Create a guide how to be respectful and mindful of shared resources and what CPU request and CPU limit means. We're in a constant state of CPU pressure, while the utilization is never above 20%.

Explain to users what does the CPU request mean and what does CPU limit mean.
Explain to users that it doesn't make any difference if they set CPU request above 1 if their application is not multi-core.
Create a dashboard where the they can check their Kubeflow pipeline/jupyterhub pod actual usage compared to CPU request
Create an alert when the actual usage is way above the actual usage

tumido commented 3 years ago

Based on investigation:

Dashboard: https://grafana-route-opf-monitoring.apps.zero.massopen.cloud/d/GGgK4Q9Mk/tcoufal-testing-total-cpu-usage-vs-request?orgId=1
CPU request is much higher than any workload we run
CPU tiers are too generous in JH
Why does the openshift-storage consume so much
Completed and Failed pods resource requests are really not considered by the scheduler, despite it appears that deleting them makes the cluster unstuck (further investigation needed)
There's conflicting metrics:
- kube_pod_container_resource_limits_cpu_cores shows the Pod's CPU request as it is defined in the resource
- kube_pod_resource_request shows the effective Pod's resource request that is considered by the scheduler
Prioritize https://github.com/operate-first/SRE/issues/229

New user-focused dashboards (convert to declarative and provide upstream):

oindrillac commented 3 years ago

@tumido I get a 403 permission denied on these dashboards as i try to login through moc-sso. Can you please provide access?

HumairAK commented 3 years ago

currently only people with get access to opf-monitoring can access grafana (i.e. people in the operate-first ocp group), due to the change here -- we should expand these to additional users, (subject to ongoing discussions regarding user policies of course)

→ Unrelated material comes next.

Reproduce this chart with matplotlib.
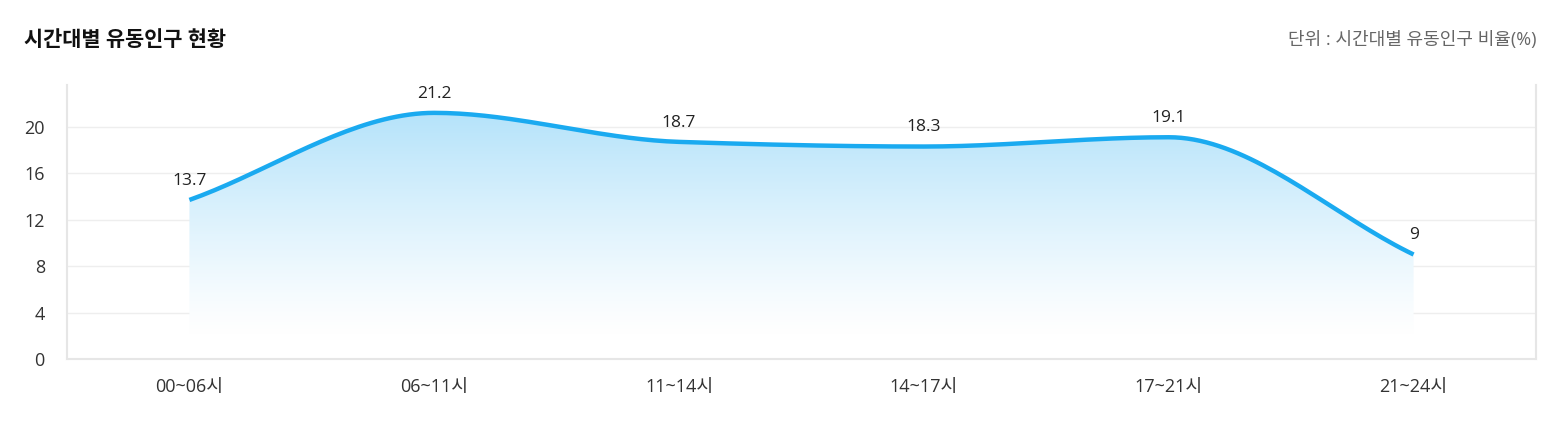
import numpy as np
import matplotlib.pyplot as plt
from matplotlib.colors import LinearSegmentedColormap

plt.rcParams['font.family'] = ['Open Sans', 'Noto Sans CJK KR', 'DejaVu Sans']

# data
categories = ['00~06시', '06~11시', '11~14시', '14~17시', '17~21시', '21~24시']
values = [13.7, 21.2, 18.7, 18.3, 19.1, 9]
value_labels = ['13.7', '21.2', '18.7', '18.3', '19.1', '9']
yticks = [0, 4, 8, 12, 16, 20]

line_color = '#1aaaf0'


def monotone_curve(x, y, n=40):
    # Fritsch-Carlson monotone cubic, just for drawing the smooth line
    x = np.asarray(x, float)
    y = np.asarray(y, float)
    h = np.diff(x)
    d = np.diff(y) / h
    m = np.zeros_like(y)
    m[0], m[-1] = d[0], d[-1]
    for i in range(1, len(y) - 1):
        if d[i - 1] * d[i] <= 0:
            m[i] = 0
        else:
            m[i] = 2 / (1 / d[i - 1] + 1 / d[i])
    xs, ys = [], []
    for i in range(len(x) - 1):
        t = np.linspace(0, 1, n)
        h00 = 2 * t**3 - 3 * t**2 + 1
        h10 = t**3 - 2 * t**2 + t
        h01 = -2 * t**3 + 3 * t**2
        h11 = t**3 - t**2
        xs.append(x[i] + t * h[i])
        ys.append(h00 * y[i] + h10 * h[i] * m[i] + h01 * y[i + 1] + h11 * h[i] * m[i + 1])
    return np.concatenate(xs), np.concatenate(ys)


fig = plt.figure(figsize=(15.58, 4.36), dpi=100)
ax = fig.add_axes([67 / 1558, 1 - 359 / 436, (1536 - 67) / 1558, (359 - 85) / 436])

x = np.arange(len(categories))
xs, ys = monotone_curve(x, values)

# gradient fill under the curve
ymax = 23.6
poly = ax.fill_between(xs, ys, 0, color='none')
cmap = LinearSegmentedColormap.from_list('fade', ['#ffffff', '#b5e3fa'])
grad = np.clip(np.linspace(-0.1, 1, 256), 0, 1).reshape(-1, 1) ** 1.2
im = ax.imshow(grad, extent=[x[0], x[-1], 0, max(values)], origin='lower',
               aspect='auto', cmap=cmap, zorder=1)
im.set_clip_path(poly.get_paths()[0], transform=ax.transData)

ax.plot(xs, ys, color=line_color, lw=3.2, solid_capstyle='butt', zorder=3)

for xi, v, lab in zip(x, values, value_labels):
    ax.annotate(lab, (xi, v), xytext=(0, 8), textcoords='offset points',
                ha='center', va='bottom', fontsize=12.5, color='#222222', zorder=4)

ax.set_xlim(-0.5, len(categories) - 0.5)
ax.set_ylim(0, ymax)
ax.set_xticks(x)
ax.set_xticklabels(categories, fontsize=13, color='#333333')
ax.set_yticks(yticks)
ax.set_yticklabels([str(t) for t in yticks], fontsize=13, color='#333333')
ax.tick_params(length=0)
ax.tick_params(axis='x', pad=14)
ax.tick_params(axis='y', pad=16)
ax.grid(axis='y', color='#eeeeee', lw=1)
ax.set_axisbelow(True)
for s in ['left', 'bottom', 'right']:
    ax.spines[s].set_color('#e6e6e6')
    ax.spines[s].set_linewidth(1.5)
ax.spines['top'].set_visible(False)

fig.text(24 / 1558, 1 - 40 / 436, '시간대별 유동인구 현황', fontsize=15, fontweight='bold',
         color='#111111', ha='left', va='center')
fig.text(1536 / 1558, 1 - 40 / 436, '단위 : 시간대별 유동인구 비율(%)', fontsize=13,
         color='#666666', ha='right', va='center')

fig.savefig('out.png', dpi=100, facecolor='white')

tumido commented 3 years ago

@HumairAK can we extend that to data-science group then? :slightly_smiling_face:

oindrillac commented 3 years ago

thanks! if these are the user oriented dashboards which @tumido presented, we(data science users) would very much benefit from having access to these 🙂

tumido commented 3 years ago

yes, these are the user oriented dashboards (the two linked at the end) - we'll convert them to permanent dashboards soon. I still have some fiddling to do. Right now, they are just prototypes, stored in the Grafana runtime..

sesheta commented 3 years ago

Issues go stale after 90d of inactivity. Mark the issue as fresh with /remove-lifecycle stale. Stale issues rot after an additional 30d of inactivity and eventually close.

If this issue is safe to close now please do so with /close.

/lifecycle stale

HumairAK commented 3 years ago

/remove-lifecycle stale